-- START Recorded data --

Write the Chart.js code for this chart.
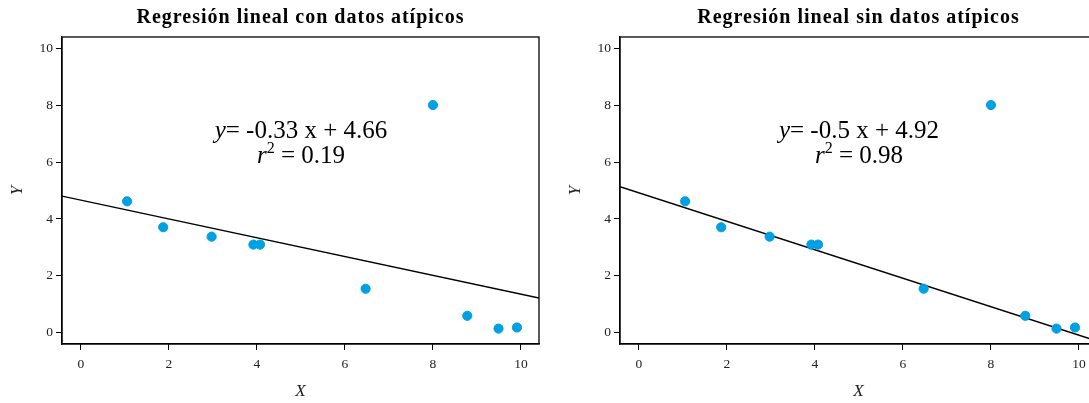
<!DOCTYPE html>
<html>
<head>
<meta charset="utf-8">
<script src="https://cdn.jsdelivr.net/npm/chart.js@4/dist/chart.umd.min.js"></script>
<style>
  html, body { margin: 0; padding: 0; background: #fff; }
  #page { position: relative; width: 1089px; height: 403px; overflow: hidden; }
  .panel { position: absolute; top: 0; width: 545px; height: 403px; }
  #p1 { left: 0; }
  #p2 { left: 558px; }
</style>
</head>
<body>
<div id="page">
  <div class="panel" id="p1"><canvas id="c1" width="545" height="403"></canvas></div>
  <div class="panel" id="p2"><canvas id="c2" width="545" height="403"></canvas></div>
</div>
<script>
// ── Data ────────────────────────────────────────────────
const xValues = [1.05, 1.87, 2.97, 3.92, 4.07, 6.47, 8.00, 8.78, 9.49, 9.91];
const yValues = [4.62, 3.71, 3.38, 3.10, 3.10, 1.55, 8.00, 0.60, 0.15, 0.19];
const xTicks = [0, 2, 4, 6, 8, 10];
const yTicks = [0, 2, 4, 6, 8, 10];

const titles      = ["Regresión lineal con datos atípicos", "Regresión lineal sin datos atípicos"];
const slopes      = [-0.33, -0.5];
const intercepts  = [4.66, 4.92];
const slopeLabels = ["-0.33", "-0.5"];
const interceptLabels = ["4.66", "4.92"];
const r2Labels    = ["0.19", "0.98"];

// ── Style ───────────────────────────────────────────────
const SERIF = "'Liberation Serif', 'DejaVu Serif', serif";
const X_MIN = -0.43, X_MAX = 10.41;
const Y_MIN = -0.39, Y_MAX = 10.39;
const DOT = "#00a0e3";

// frame, title and equation text
const overlay = {
  id: "overlay",
  afterDraw(chart, args, opts) {
    const { ctx, chartArea: a, scales } = chart;
    ctx.save();
    ctx.strokeStyle = "#000";
    ctx.lineWidth = 1.3;
    ctx.strokeRect(a.left, a.top, a.right - a.left, a.bottom - a.top);

    // title
    ctx.fillStyle = "#000";
    ctx.textAlign = "center";
    ctx.textBaseline = "middle";
    ctx.font = "bold 20px " + SERIF;
    ctx.letterSpacing = "1px";
    ctx.fillText(opts.title, (a.left + a.right) / 2, 18);
    ctx.letterSpacing = "0px";

    // equation
    const cx = scales.x.getPixelForValue(5.0);
    const y1 = scales.y.getPixelForValue(7.09);
    const y2 = scales.y.getPixelForValue(6.2);
    ctx.textBaseline = "middle";
    ctx.textAlign = "left";

    const italic = "italic 25px " + SERIF;
    const normal = "25px " + SERIF;
    const small  = "16px " + SERIF;

    const parts1 = [[italic, "y"], [normal, "= " + opts.slope + " x + " + opts.intercept]];
    drawParts(ctx, parts1, cx, y1);

    const parts2 = [[italic, "r"], [small, "2", -8], [normal, " = " + opts.r2]];
    drawParts(ctx, parts2, cx, y2);
    ctx.restore();
  }
};

function drawParts(ctx, parts, cx, y) {
  let total = 0;
  parts.forEach(p => { ctx.font = p[0]; total += ctx.measureText(p[1]).width; });
  let x = cx - total / 2;
  parts.forEach(p => {
    ctx.font = p[0];
    ctx.fillText(p[1], x, y + (p[2] || 0));
    x += ctx.measureText(p[1]).width;
  });
}

function makeChart(id, i) {
  const ctx = document.getElementById(id).getContext("2d");
  const fit = [X_MIN, X_MAX].map(x => ({ x: x, y: slopes[i] * x + intercepts[i] }));
  return new Chart(ctx, {
    type: "scatter",
    data: {
      datasets: [
        {
          data: fit,
          type: "line",
          borderColor: "#000",
          borderWidth: 1.4,
          pointRadius: 0,
          showLine: true,
          order: 2
        },
        {
          data: xValues.map((x, k) => ({ x: x, y: yValues[k] })),
          backgroundColor: DOT,
          borderColor: DOT,
          pointRadius: 4.6,
          order: 1
        }
      ]
    },
    options: {
      responsive: false,
      animation: false,
      clip: true,
      layout: { padding: { top: 37, right: 6, left: 0, bottom: 0 } },
      plugins: {
        legend: { display: false },
        tooltip: { enabled: false },
        overlay: {
          title: titles[i],
          slope: slopeLabels[i],
          intercept: interceptLabels[i],
          r2: r2Labels[i]
        }
      },
      scales: {
        x: {
          type: "linear",
          min: X_MIN,
          max: X_MAX,
          afterBuildTicks: s => { s.ticks = xTicks.map(v => ({ value: v })); },
          afterFit: s => { s.height = 59; },
          grid: { drawOnChartArea: false, drawTicks: true, tickLength: 6, color: "#000", lineWidth: 1 },
          border: { display: true, color: "#000", width: 1.3 },
          ticks: { color: "#222", padding: 6, font: { family: SERIF, size: 13.5 } },
          title: { display: true, text: "X", color: "#222", padding: { top: 0, bottom: 1 },
                   font: { family: SERIF, size: 17, style: "italic" } }
        },
        y: {
          type: "linear",
          min: Y_MIN,
          max: Y_MAX,
          afterBuildTicks: s => { s.ticks = yTicks.map(v => ({ value: v })); },
          afterFit: s => { s.width = 62; },
          grid: { drawOnChartArea: false, drawTicks: true, tickLength: 6, color: "#000", lineWidth: 1 },
          border: { display: true, color: "#000", width: 1.3 },
          ticks: { color: "#222", padding: 3, font: { family: SERIF, size: 13.5 } },
          title: { display: true, text: "Y", color: "#222", padding: { top: 7, bottom: 0 },
                   font: { family: SERIF, size: 17, style: "italic" } }
        }
      }
    },
    plugins: [overlay]
  });
}

makeChart("c1", 0);
makeChart("c2", 1);
</script>
</body>
</html>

-- END Recorded data --

Task
Every line of the data above should be quoted exactly. Omit the pictures.

Completed task
Write the Chart.js code for this chart.
<!DOCTYPE html>
<html>
<head>
<meta charset="utf-8">
<script src="https://cdn.jsdelivr.net/npm/chart.js@4/dist/chart.umd.min.js"></script>
<style>
  html, body { margin: 0; padding: 0; background: #fff; }
  #page { position: relative; width: 1089px; height: 403px; overflow: hidden; }
  .panel { position: absolute; top: 0; width: 545px; height: 403px; }
  #p1 { left: 0; }
  #p2 { left: 558px; }
</style>
</head>
<body>
<div id="page">
  <div class="panel" id="p1"><canvas id="c1" width="545" height="403"></canvas></div>
  <div class="panel" id="p2"><canvas id="c2" width="545" height="403"></canvas></div>
</div>
<script>
// ── Data ────────────────────────────────────────────────
const xValues = [1.05, 1.87, 2.97, 3.92, 4.07, 6.47, 8.00, 8.78, 9.49, 9.91];
const yValues = [4.62, 3.71, 3.38, 3.10, 3.10, 1.55, 8.00, 0.60, 0.15, 0.19];
const xTicks = [0, 2, 4, 6, 8, 10];
const yTicks = [0, 2, 4, 6, 8, 10];

const titles      = ["Regresión lineal con datos atípicos", "Regresión lineal sin datos atípicos"];
const slopes      = [-0.33, -0.5];
const intercepts  = [4.66, 4.92];
const slopeLabels = ["-0.33", "-0.5"];
const interceptLabels = ["4.66", "4.92"];
const r2Labels    = ["0.19", "0.98"];

// ── Style ───────────────────────────────────────────────
const SERIF = "'Liberation Serif', 'DejaVu Serif', serif";
const X_MIN = -0.43, X_MAX = 10.41;
const Y_MIN = -0.39, Y_MAX = 10.39;
const DOT = "#00a0e3";

// frame, title and equation text
const overlay = {
  id: "overlay",
  afterDraw(chart, args, opts) {
    const { ctx, chartArea: a, scales } = chart;
    ctx.save();
    ctx.strokeStyle = "#000";
    ctx.lineWidth = 1.3;
    ctx.strokeRect(a.left, a.top, a.right - a.left, a.bottom - a.top);

    // title
    ctx.fillStyle = "#000";
    ctx.textAlign = "center";
    ctx.textBaseline = "middle";
    ctx.font = "bold 20px " + SERIF;
    ctx.letterSpacing = "1px";
    ctx.fillText(opts.title, (a.left + a.right) / 2, 18);
    ctx.letterSpacing = "0px";

    // equation
    const cx = scales.x.getPixelForValue(5.0);
    const y1 = scales.y.getPixelForValue(7.09);
    const y2 = scales.y.getPixelForValue(6.2);
    ctx.textBaseline = "middle";
    ctx.textAlign = "left";

    const italic = "italic 25px " + SERIF;
    const normal = "25px " + SERIF;
    const small  = "16px " + SERIF;

    const parts1 = [[italic, "y"], [normal, "= " + opts.slope + " x + " + opts.intercept]];
    drawParts(ctx, parts1, cx, y1);

    const parts2 = [[italic, "r"], [small, "2", -8], [normal, " = " + opts.r2]];
    drawParts(ctx, parts2, cx, y2);
    ctx.restore();
  }
};

function drawParts(ctx, parts, cx, y) {
  let total = 0;
  parts.forEach(p => { ctx.font = p[0]; total += ctx.measureText(p[1]).width; });
  let x = cx - total / 2;
  parts.forEach(p => {
    ctx.font = p[0];
    ctx.fillText(p[1], x, y + (p[2] || 0));
    x += ctx.measureText(p[1]).width;
  });
}

function makeChart(id, i) {
  const ctx = document.getElementById(id).getContext("2d");
  const fit = [X_MIN, X_MAX].map(x => ({ x: x, y: slopes[i] * x + intercepts[i] }));
  return new Chart(ctx, {
    type: "scatter",
    data: {
      datasets: [
        {
          data: fit,
          type: "line",
          borderColor: "#000",
          borderWidth: 1.4,
          pointRadius: 0,
          showLine: true,
          order: 2
        },
        {
          data: xValues.map((x, k) => ({ x: x, y: yValues[k] })),
          backgroundColor: DOT,
          borderColor: DOT,
          pointRadius: 4.6,
          order: 1
        }
      ]
    },
    options: {
      responsive: false,
      animation: false,
      clip: true,
      layout: { padding: { top: 37, right: 6, left: 0, bottom: 0 } },
      plugins: {
        legend: { display: false },
        tooltip: { enabled: false },
        overlay: {
          title: titles[i],
          slope: slopeLabels[i],
          intercept: interceptLabels[i],
          r2: r2Labels[i]
        }
      },
      scales: {
        x: {
          type: "linear",
          min: X_MIN,
          max: X_MAX,
          afterBuildTicks: s => { s.ticks = xTicks.map(v => ({ value: v })); },
          afterFit: s => { s.height = 59; },
          grid: { drawOnChartArea: false, drawTicks: true, tickLength: 6, color: "#000", lineWidth: 1 },
          border: { display: true, color: "#000", width: 1.3 },
          ticks: { color: "#222", padding: 6, font: { family: SERIF, size: 13.5 } },
          title: { display: true, text: "X", color: "#222", padding: { top: 0, bottom: 1 },
                   font: { family: SERIF, size: 17, style: "italic" } }
        },
        y: {
          type: "linear",
          min: Y_MIN,
          max: Y_MAX,
          afterBuildTicks: s => { s.ticks = yTicks.map(v => ({ value: v })); },
          afterFit: s => { s.width = 62; },
          grid: { drawOnChartArea: false, drawTicks: true, tickLength: 6, color: "#000", lineWidth: 1 },
          border: { display: true, color: "#000", width: 1.3 },
          ticks: { color: "#222", padding: 3, font: { family: SERIF, size: 13.5 } },
          title: { display: true, text: "Y", color: "#222", padding: { top: 7, bottom: 0 },
                   font: { family: SERIF, size: 17, style: "italic" } }
        }
      }
    },
    plugins: [overlay]
  });
}

makeChart("c1", 0);
makeChart("c2", 1);
</script>
</body>
</html>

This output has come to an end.